I've been asked to write some little thing in
Paris Vogue
, along with a lot of other people who don't know anything, about why I love Paris. And I can't think of anything to say. It should be “Why I Loved Paris.” When I could walk on the sidewalk in Paris, I loved it, but now I have to climb over automobiles. Taking down the Halles was the beginning of the end. Les Halles was a good building. The new one is already falling apart. It looks older than Notre Dame! The paint is peeling off it. Soon there won't be any real Paris left, you know. Or real London or real Rome. Because a few untouchable monuments are not gonna keep a city … I think all the cities of the world are in decline. Because the idea of supporting cities has ceased to be part of world culture. We're all moving into shopping malls …

HJ:
The old concept of the city as a cultural magnet has been abandoned. And they're overcrowded.

OW:
And, of course, the traffic has ruined the sex life of the French. There's the famous
cinq à sept
. You know what that is? The businessmen, when they finished at five, before they went home to their wives had a
cinq à sept
, which was with a mistress. Now, you can't do that and get back home by seven. You can't
move
in the city. I think architects are bums nowadays. I'm convinced of it.

HJ:
I. M. Pei is a bum?

OW:
A show-off, anyway. I'm very interested in architecture, and I'm absolutely persuaded that I'm right.

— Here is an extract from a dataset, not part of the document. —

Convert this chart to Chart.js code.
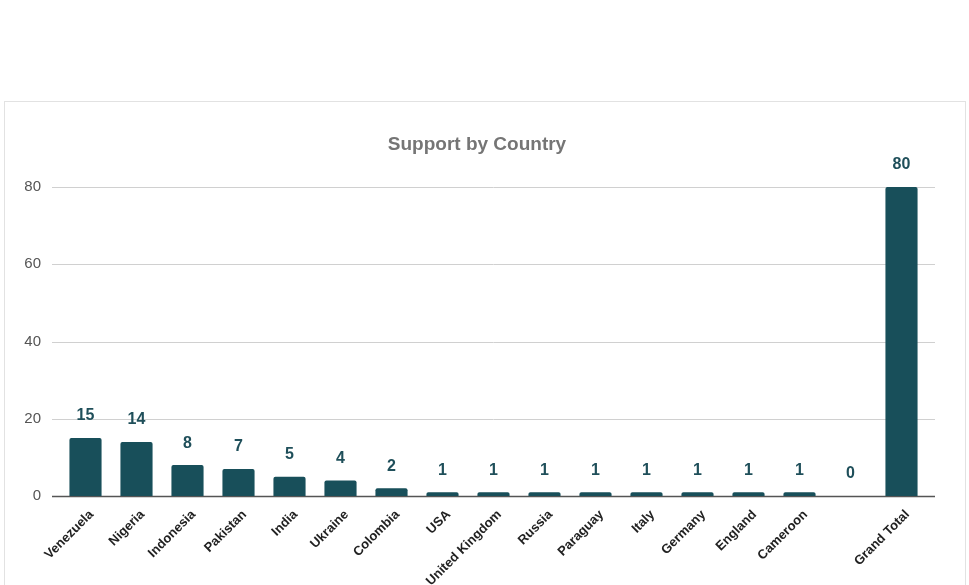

I don't have a moment's doubt. Architects have achieved marvelous theatrical effects with their mirror-glass buildings. But then you realize that they're built over volcanic earthquake faults. And that they depend on high-energy usage. You cannot open a window on a spring day. You could be locked up in there with no heat, or no air-conditioning, or whatever it is. And, therefore, these are bad buildings. For a moment, a group of people in Brazil was making interesting modern buildings with big louvers that you could open to the air, which gave them a kind of human feeling. I don't believe buildings should dehumanize us. By definition, they have to belong to us, on some level. Otherwise, they're just monuments to greed.

HJ:
I love the older New York skyscrapers.

OW:
I don't think that most of them are any good, either. I think they were only good at the very start, with [Louis] Sullivan. And those buildings weren't skyscrapers.

HJ:
You don't think that the Chrysler Building—

OW:
I like the Chrysler Building, but it's a little kitschy. A little Art Deco.

HJ:
I love Art Deco.

OW:
I hate it, you see? I deeply hate it.